The defense attorney, on the other hand, didn't have a body posture problem even though he wasn't up to speed on his responsibilities or very comfortable at the hearing. I thought that the most egregious of the proposed jury instructions was the defense's attempt to get in an instruction about how it is not illegal for a person to follow someone else in the State of Florida. That had to've been a facepalm moment for the Judge, and it seems like an NRA-inspired bit of silliness. (Did ALEC provide proposed jury instructions to the defense?)
Opening Argument by the Prosecution
A. Continuing Legal Education
Before getting into the meat of the argument, I wanted to post my helpful hints to the prosecutor. Firstly, never turn your back on a jury, and especially not for an extended period of time. If you have visual aids and you're not prepared enough with your argument that you have to read them, then place a second monitor in front of the jury box so you are at least facing the people you want to convince. Secondly, modulate your tone. Everything can't be the same tone, with the only changes in volume coming when you turn your back on the jury. Thirdly, memorize your closing argument and practice with emotion and inflection. Hamlet can memorize 1,422 lines, and Richard III can memorize 1,124. Moreover, a full one-fifth to one-tenth of your closing, depending on the complexity of your trial, is standard boilerplate that you'll use in one form or another in just about every trial (i.e. "Thank you for your service ....", "Let's talk about reasonable doubt and what it means ...." &tc.). Fourthly, if you are going to present visual aids, then introduce the material is such a way that you don't closely resemble a church travelogue (i.e. "This is a picture of Sister O'Hara next to the new mission we built in Santa Fernando de Domenigo ...."). Frequently, the prosecutor showed the jury pictures with the narration of, "And here are some more pictures of the crime scene."
B. The Good Stuff.
I was a little hard on the prosecutor above, but he did some very good things. As much as people (especially juries) hate repetition, it is an absolute must. The prosecutor did an excellent job with that. Most importantly, although he kind of jumped around a bit, he did touch on enough evidence and enough facts to win his case. It may take a jury some sifting, but frequently juries like to do that, so it could work. He also has another bite at the apple after the defense finishes their closing arguments. In the next couple of paragraphs I'll explain what I mean regarding the prosecutor doing enough to win his case.
The prosecutor kept mentioning "God-given common sense" during his closing. That was good. The jury will not only be weighing the evidence but also applying their life experiences and common sense to the facts and evidence as presented. For example:
a. Who started the fight? That's a pretty important question in this case. Was it the much bigger guy with the gun and the MMA training who was following the other guy? Or, was it the smaller guy with no gun or MMA training, who wanted to get back home in time to watch a basketball game?

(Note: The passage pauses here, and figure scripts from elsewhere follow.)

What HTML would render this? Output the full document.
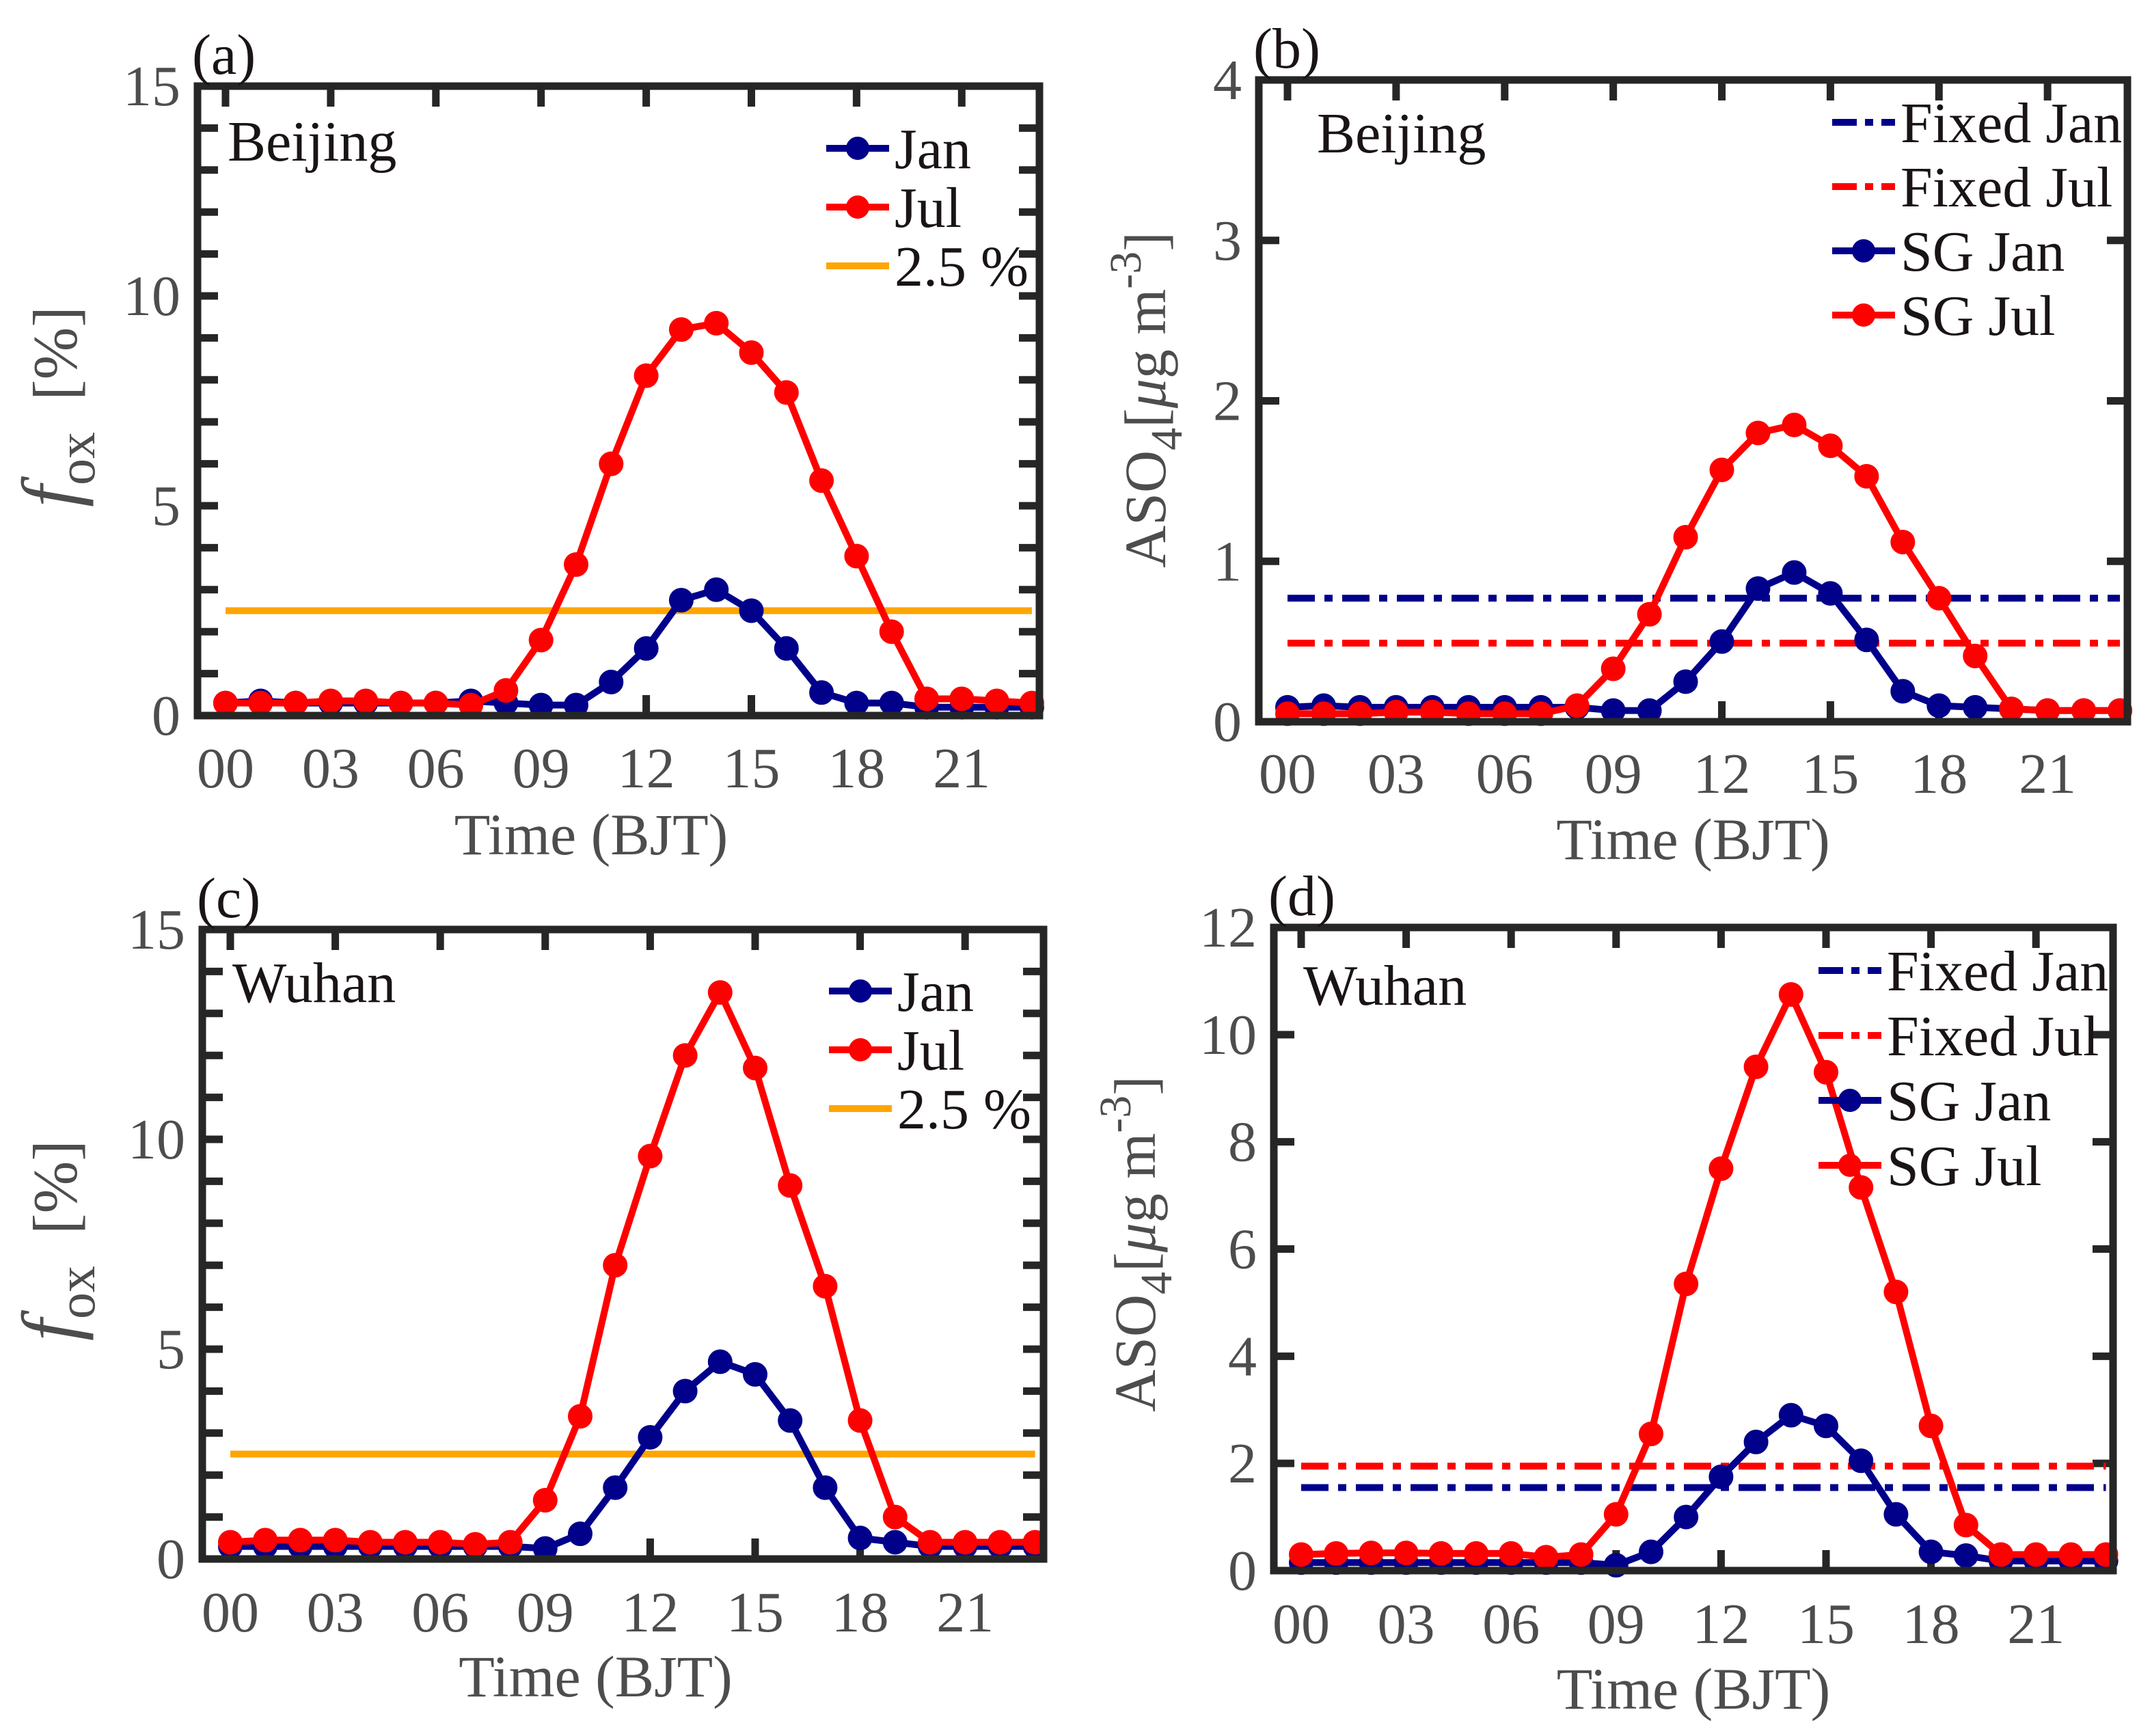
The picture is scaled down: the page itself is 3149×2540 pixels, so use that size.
<!DOCTYPE html>
<html><head><meta charset="utf-8"><style>
html,body{margin:0;padding:0;background:#fff;}
svg{display:block;font-family:"Liberation Serif",serif;}
</style></head><body>
<svg id="fig" width="3149" height="2540" viewBox="0 0 3149 2540" xmlns="http://www.w3.org/2000/svg"></svg>
<script>
const hours = [0,1,2,3,4,5,6,7,8,9,10,11,12,13,14,15,16,17,18,19,20,21,22,23];
const xTickHours = [0,3,6,9,12,15,18,21];
const xTickLabels = ["00","03","06","09","12","15","18","21"];
// Panel a (Beijing f_ox %)
const aJan = [0.3,0.35,0.3,0.3,0.3,0.3,0.3,0.35,0.3,0.25,0.25,0.8,1.6,2.75,3.0,2.5,1.6,0.55,0.3,0.3,0.2,0.2,0.2,0.2];
const aJul = [0.3,0.3,0.3,0.35,0.35,0.3,0.3,0.25,0.6,1.8,3.6,6.0,8.1,9.2,9.35,8.65,7.7,5.6,3.8,2.0,0.4,0.4,0.35,0.3];
const aRef = [2.5];
const aYTicks = [0,5,10,15];
// Panel b (Beijing ASO4)
const bJan = [0.09,0.1,0.09,0.09,0.09,0.09,0.09,0.09,0.09,0.07,0.07,0.25,0.5,0.83,0.93,0.8,0.51,0.19,0.1,0.09,0.08,0.07,0.07,0.07];
const bJul = [0.05,0.05,0.05,0.06,0.06,0.05,0.05,0.05,0.1,0.33,0.67,1.15,1.57,1.8,1.85,1.72,1.53,1.12,0.77,0.41,0.08,0.07,0.07,0.07];
const bFixed = [0.77,0.49];
const bYTicks = [0,1,2,3,4];
// Panel c (Wuhan f_ox %)
const cJan = [0.3,0.3,0.3,0.3,0.3,0.3,0.3,0.3,0.3,0.25,0.6,1.7,2.9,4.0,4.7,4.4,3.3,1.7,0.5,0.4,0.3,0.3,0.3,0.3];
const cJul = [0.4,0.45,0.45,0.45,0.4,0.4,0.4,0.35,0.4,1.4,3.4,7.0,9.6,12.0,13.5,11.7,8.9,6.5,3.3,1.0,0.4,0.4,0.4,0.4];
const cRef = [2.5];
const cYTicks = [0,5,10,15];
// Panel d (Wuhan ASO4)
const dJan = [0.15,0.15,0.15,0.15,0.15,0.15,0.15,0.15,0.15,0.1,0.35,1.0,1.75,2.4,2.9,2.7,2.05,1.05,0.35,0.28,0.18,0.18,0.18,0.18];
const dJul = [0.3,0.32,0.33,0.33,0.32,0.32,0.32,0.25,0.3,1.05,2.55,5.35,7.5,9.4,10.75,9.3,7.15,5.2,2.7,0.85,0.3,0.3,0.3,0.3];
const dFixed = [1.55,1.95];
const dYTicks = [0,2,4,6,8,10,12];

const NS="http://www.w3.org/2000/svg";
const svg=document.getElementById('fig');
function mk(tag,attrs,parent){const e=document.createElementNS(NS,tag);for(const k in attrs)e.setAttribute(k,attrs[k]);(parent||svg).appendChild(e);return e;}
const BLUE="#00008b",RED="#ff0000",ORANGE="#ffa500",FRAME="#262626",TICKC="#4d4d4d";

function panel(p){
  const g=mk('g',{});
  
  
  const X=h=>p.x0+(h)*(p.xs);
  const Y=v=>p.B-(v-p.ymin)/(p.ymax-p.ymin)*(p.B-p.T);
  for(let v=p.ymin; v<=p.ymax+1e-9; v+=p.minor){
    const y=Y(v);
    const t1=mk('line',{x1:p.L,x2:p.L+30,y1:y,y2:y,stroke:FRAME,'stroke-width':11},g);
    
    
    const t2=mk('line',{x1:p.R-30,x2:p.R,y1:y,y2:y,stroke:FRAME,'stroke-width':11},g);
    
    
  }
  xTickHours.forEach((h,i)=>{
    const x=X(h);
    const t1=mk('line',{x1:x,x2:x,y1:p.B,y2:p.B-30,stroke:FRAME,'stroke-width':11},g);
    
    
    const t2=mk('line',{x1:x,x2:x,y1:p.T,y2:p.T+30,stroke:FRAME,'stroke-width':11},g);
    
    
    const tl=mk('text',{x:x,y:p.xlabY,'text-anchor':'middle','font-size':84,fill:TICKC},g);
    
    
    tl.textContent=xTickLabels[i];
  });
  p.yticks.forEach(v=>{
    const tl=mk('text',{x:p.L-25,y:Y(v)+28,'text-anchor':'end','font-size':84,fill:TICKC},g);
    
    
    tl.textContent=String(v);
  });
  if(p.ref){
    const l=mk('line',{x1:X(0),x2:X(23),y1:Y(p.ref[0]),y2:Y(p.ref[0]),stroke:ORANGE,'stroke-width':10},g);
    
    
  }
  if(p.fixed){
    [[p.fixed[0],BLUE,'fixed-jan-line'],[p.fixed[1],RED,'fixed-jul-line']].forEach(f=>{
      const l=mk('line',{x1:X(0),x2:X(23),y1:Y(f[0]),y2:Y(f[0]),stroke:f[1],'stroke-width':10,'stroke-dasharray':'40 14 12 14'},g);
      
      
    });
  }
  [[p.jan,BLUE,'jan'],[p.jul,RED,'jul']].forEach(s=>{
    const pts=hours.map(h=>X(h)+','+Y(s[0][h])).join(' ');
    const pl=mk('polyline',{points:pts,fill:'none',stroke:s[1],'stroke-width':10,'stroke-linejoin':'round'},g);
    
    
    hours.forEach(h=>{
      const c=mk('circle',{cx:X(h),cy:Y(s[0][h]),r:14,fill:s[1],stroke:s[1],'stroke-width':8},g);
      
      
    });
  });
  const fr=mk('rect',{x:p.L,y:p.T,width:p.R-p.L,height:p.B-p.T,fill:'none',stroke:FRAME,'stroke-width':11},g);
  
  
  const pl=mk('text',{x:p.L-8,y:p.T-18,'font-size':84,fill:'#1a1414'},g);
  
  
  pl.textContent='('+p.id+')';
  const ct=mk('text',{x:p.cityX,y:p.cityY,'font-size':84,fill:'#1a1414'},g);
  
  
  ct.textContent=p.city;
  const xt=mk('text',{x:(p.L+p.R)/2+p.xtDx,y:p.xtY,'text-anchor':'middle','font-size':86,fill:TICKC},g);
  
  
  xt.textContent='Time (BJT)';
  const yt=mk('text',{x:0,y:0,'text-anchor':'middle','font-size':86,fill:TICKC,transform:'translate('+p.ytX+','+p.ytY+') rotate(-90)'},g);
  
  
  if(p.kind==='f'){
    yt.innerHTML='<tspan font-style="italic" font-size="115">f</tspan><tspan font-size="78" dy="26">ox</tspan><tspan dy="-26" font-size="92" xml:space="preserve">  [%]</tspan>';
  } else {
    yt.innerHTML='ASO<tspan font-size="66" dy="24">4</tspan><tspan dy="-24">[</tspan><tspan font-style="italic">μ</tspan>g m<tspan font-size="66" dy="-36">-3</tspan><tspan dy="36">]</tspan>';
  }
  p.legend.forEach((it,i)=>{
    const y=p.legY+i*p.legDy;
    const lg=mk('g',{},g);
    
    
    const attrs={x1:p.legX,x2:p.legX+92,y1:y,y2:y,stroke:it.c,'stroke-width':10};
    if(it.dash)attrs['stroke-dasharray']='36 12 12 12';
    mk('line',attrs,lg);
    if(it.marker)mk('circle',{cx:p.legX+46,cy:y,r:14,fill:it.c,stroke:it.c,'stroke-width':6},lg);
    const t=mk('text',{x:p.legX+100,y:y+29,'font-size':84,fill:'#1a1414'},lg);
    t.textContent=it.name;
  });
}

const fLeg=[{name:'Jan',c:BLUE,marker:1},{name:'Jul',c:RED,marker:1},{name:'2.5 %',c:ORANGE}];
const aLeg=[{name:'Fixed Jan',c:BLUE,dash:1},{name:'Fixed Jul',c:RED,dash:1},{name:'SG Jan',c:BLUE,marker:1},{name:'SG Jul',c:RED,marker:1}];

panel({id:'a',L:289,R:1521,T:126,B:1047,x0:330,xs:51.3,ymin:0,ymax:15,minor:1,yticks:aYTicks,jan:aJan,jul:aJul,ref:aRef,
  city:'Beijing',cityX:333,cityY:235,xlabY:1152,xtY:1250,xtDx:-40,ytX:112,ytY:595,kind:'f',legend:fLeg,legX:1209,legY:217,legDy:86});
panel({id:'b',L:1842,R:3113,T:117,B:1056,x0:1884,xs:52.96,ymin:0,ymax:4,minor:1,yticks:bYTicks,jan:bJan,jul:bJul,fixed:bFixed,
  city:'Beijing',cityX:1927,cityY:223,xlabY:1160,xtY:1257,xtDx:0,ytX:1705,ytY:585,kind:'a',legend:aLeg,legX:2681,legY:179,legDy:94});
panel({id:'c',L:296,R:1527,T:1360,B:2281,x0:337,xs:51.2,ymin:0,ymax:15,minor:1,yticks:cYTicks,jan:cJan,jul:cJul,ref:cRef,
  city:'Wuhan',cityX:340,cityY:1466,xlabY:2387,xtY:2482,xtDx:-40,ytX:112,ytY:1815,kind:'f',legend:fLeg,legX:1213,legY:1450,legDy:86});
panel({id:'d',L:1864,R:3092,T:1357,B:2298,x0:1904,xs:51.2,ymin:0,ymax:12,minor:2,yticks:dYTicks,jan:dJan,jul:dJul,fixed:dFixed,
  city:'Wuhan',cityX:1907,cityY:1470,xlabY:2404,xtY:2500,xtDx:0,ytX:1690,ytY:1820,kind:'a',legend:aLeg,legX:2661,legY:1420,legDy:95});
</script>
</body></html>
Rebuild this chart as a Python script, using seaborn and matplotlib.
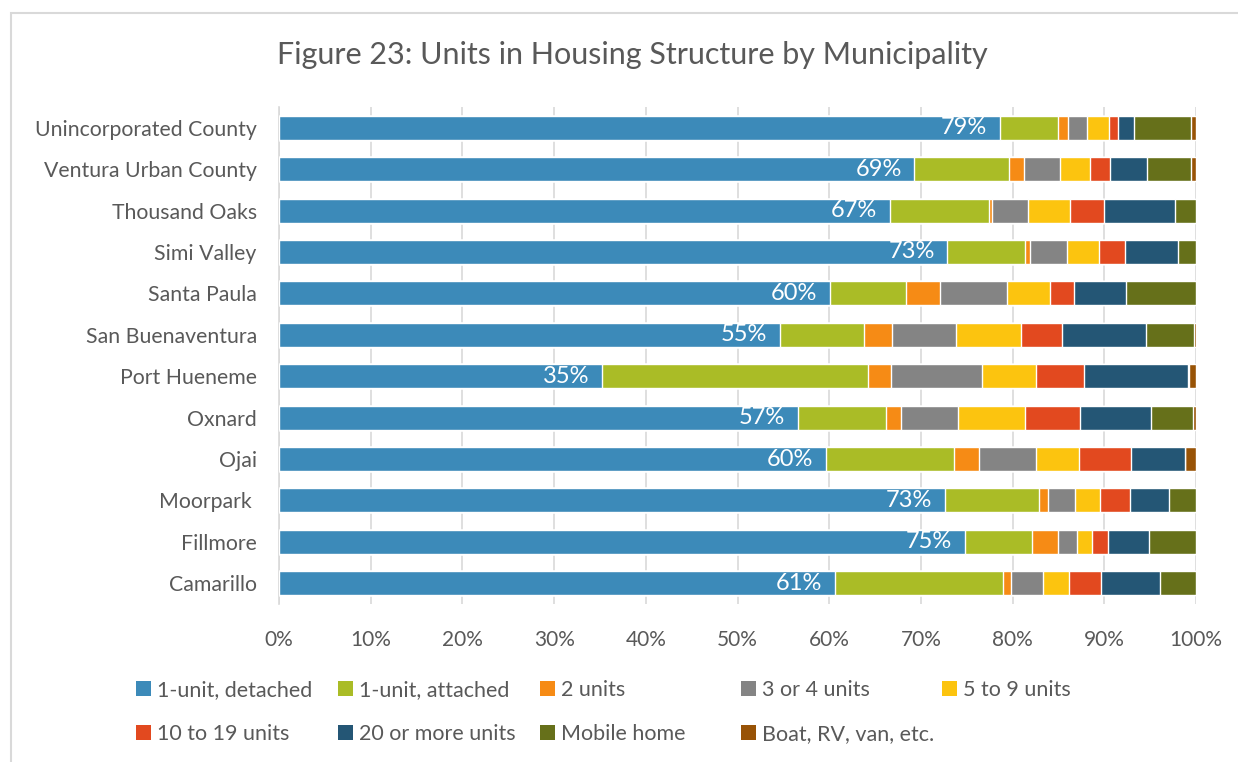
import matplotlib
matplotlib.use("Agg")
import matplotlib.pyplot as plt
from matplotlib.patches import Patch, Rectangle
import seaborn as sns
import pandas as pd
import numpy as np

# municipalities, top to bottom
municipalities = ["Unincorporated County", "Ventura Urban County", "Thousand Oaks", "Simi Valley",
                  "Santa Paula", "San Buenaventura", "Port Hueneme", "Oxnard", "Ojai",
                  "Moorpark ", "Fillmore", "Camarillo"]

categories = ["1-unit, detached", "1-unit, attached", "2 units", "3 or 4 units", "5 to 9 units",
              "10 to 19 units", "20 or more units", "Mobile home", "Boat, RV, van, etc."]

# shares (%), one list per category
detached = [78.6, 69.3, 66.6, 72.9, 60.1, 54.6, 35.2, 56.6, 59.6, 72.6, 74.8, 60.6]
attached = [6.4, 10.3, 10.8, 8.5, 8.3, 9.2, 29.0, 9.6, 14.0, 10.3, 7.3, 18.4]
two_units = [1.0, 1.6, 0.4, 0.5, 3.7, 3.0, 2.5, 1.6, 2.7, 1.0, 2.8, 0.8]
three_four = [2.1, 4.0, 3.9, 4.0, 7.3, 7.0, 10.0, 6.2, 6.2, 2.9, 2.1, 3.5]
five_nine = [2.4, 3.2, 4.6, 3.5, 4.7, 7.1, 5.9, 7.4, 4.7, 2.7, 1.7, 2.9]
ten_nineteen = [1.0, 2.2, 3.7, 2.9, 2.6, 4.5, 5.2, 6.0, 5.7, 3.3, 1.7, 3.4]
twenty_plus = [1.7, 4.1, 7.7, 5.7, 5.7, 9.2, 11.3, 7.7, 5.9, 4.3, 4.5, 6.5]
mobile = [6.3, 4.8, 2.3, 2.0, 7.6, 5.2, 0.1, 4.6, 0.0, 2.9, 5.1, 3.9]
boat = [0.5, 0.5, 0.0, 0.0, 0.0, 0.2, 0.8, 0.3, 1.2, 0.0, 0.0, 0.0]

colors = ["#3C8AB9", "#AABC26", "#F68B15", "#848484", "#FCC40F",
          "#E2491F", "#245675", "#66701A", "#985306"]

df = pd.DataFrame({"Municipality": municipalities})
for name, vals in zip(categories, [detached, attached, two_units, three_four, five_nine,
                                   ten_nineteen, twenty_plus, mobile, boat]):
    df[name] = vals

text_color = "#595959"
sns.set_theme(style="white")
plt.rcParams["font.family"] = ["Lato", "DejaVu Sans"]

fig = plt.figure(figsize=(12.38, 7.62), dpi=100)
ax = fig.add_axes([279 / 1238, 1 - 604 / 762, (1196 - 279) / 1238, (604 - 107) / 762])

# stacked bars: draw cumulative totals from the last category backwards
cum = df[categories].cumsum(axis=1)
for i in range(len(categories) - 1, -1, -1):
    sns.barplot(x=cum[categories[i]], y=df["Municipality"], order=municipalities,
                color=colors[i], saturation=1, width=0.58, orient="h", ax=ax, zorder=3)

# data labels for the detached share
for j, v in enumerate(detached):
    ax.text(v - 1.4, j, f"{round(v)}%", color="white", fontsize=17,
            ha="right", va="center", zorder=5)

ax.set_xlim(0, 100)
ax.set_xticks(np.arange(0, 101, 10))
ax.set_xticklabels([f"{t}%" for t in range(0, 101, 10)])
ax.xaxis.grid(True, color="#D9D9D9", linewidth=1.2, zorder=0)
ax.set_axisbelow(True)
ax.set_xlabel("")
ax.set_ylabel("")
for s in ["top", "right", "bottom"]:
    ax.spines[s].set_visible(False)
ax.spines["left"].set_color("#D9D9D9")
ax.spines["left"].set_linewidth(1.2)
ax.tick_params(axis="x", length=0, pad=19, labelsize=15, labelcolor=text_color)
ax.tick_params(axis="y", length=0, pad=16, labelsize=15.3, labelcolor=text_color)

fig.text(632 / 1238, 1 - 55 / 762, "Figure 23: Units in Housing Structure by Municipality",
         ha="center", va="center", fontsize=22, color=text_color)

# legend: one small legend per column so the columns are evenly spaced like the original
col_x = [137, 339, 541, 742, 943]
for c in range(5):
    idx = [c, c + 5] if c + 5 < len(categories) else [c]
    handles = [Patch(facecolor=colors[k], edgecolor="none") for k in idx]
    labels = [categories[k] for k in idx]
    leg = fig.legend(handles, labels, loc="upper left",
                     bbox_to_anchor=((col_x[c] - 10) / 1238, 1 - 671 / 762),
                     frameon=False, fontsize=15.5, handlelength=0.7, handleheight=0.7,
                     handletextpad=0.3, labelspacing=1.12, borderaxespad=0)
    for t in leg.get_texts():
        t.set_color(text_color)

# chart-area border (only left and top visible in the original)
fig.patches.append(Rectangle((11 / 1238, -0.1), 1.2, 1 - 13 / 762 + 0.1,
                             transform=fig.transFigure, fill=False,
                             edgecolor="#D9D9D9", linewidth=1.5))

fig.savefig("out.png", dpi=100)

b. Who is more likely to start a fight, someone who knows he has a gun or someone who knows he doesn't have a gun?
c. Would somebody as paranoid as George Zimmerman--remember he had a gun, a concealed carry permit, two flashlights and a cellphone on his person, and he'd gone through extensive handgun and MMA training and had claimed to believe that Trayvon might be a criminal--let himself be snuck up on by a kid? There was a wide courtyard walkway with a sidewalk and no bushes near the sidewalk. This was why Zimmerman had to fabricate the story about looking for a street name for a street he'd been walking down for years.
The natural inferences based on the evidence are there for the jury, although they may have to do some sifting. (And that's on top of the direct evidence). Now, what about the natural inferences based on the evidence dealing with Zimmerman's justification defense?
a. Zimmerman's story is ludicrous in many ways, not the least of which is the fact that he suffered only superficial injuries and yet felt the need to kill Trayvon. Then, there's the fact that the injuries don't match Zimmerman's statements about what happened. The three-armed Trayvon, the continuous screaming unaccounted for in his time line, the claim that Trayvon went for a black gun and black holster hidden behind Zimmerman at night and on and on.
b. The jury can naturally infer, based on the evidence, that Zimmerman's claims are unbelievable, and, therefore, so is his defense.
So, that leaves us with evidence and the reasonable inferences drawn from evidence to show that Zimmerman initially provoked the incident, and after that, his self-defense claim falls apart from sheer incongruity at every turn.
Now, I don't make a living betting on the outcome of jury trials, and I won't bet on this one. I do hope the prosecution puts forth a story about what happened in the rebuttal.
A Random Observation and Question:
The name "South Texas College of Law" is almost half true. It is in Texas, and I guess it's "South," although you still have to drive 357.3 miles from Houston to Brownsville. (Sorry, some good-natured fun-poking. From what little I saw, the Judge did fine.)
I caught less than two hours of the prosecutor's closing, and I didn't hear him get into the 90 degree angle of the bullet trajectory. All of this raises the impossibilities of (a) Trayvon seeing the gun, (b) Trayvon supposedly touching the gun without leaving any forensic evidence, (c) Zimmerman being able to pull out his own gun wedged under his body while a person was "mounted" on him, (d) Zimmerman being able to wedge the gun in between his own ample-sized body and Trayvon to get off a shot that would follow a 90-degree trajectory, and (e) no mention of Zimmerman providing a warning such as, "Stop or I'll shoot," although Zimmerman did provide classic movie dialogue for the rest of his so-called justification defense (i.e. "You got me" or something like that). So, what was the prosecutor's argument in that regard?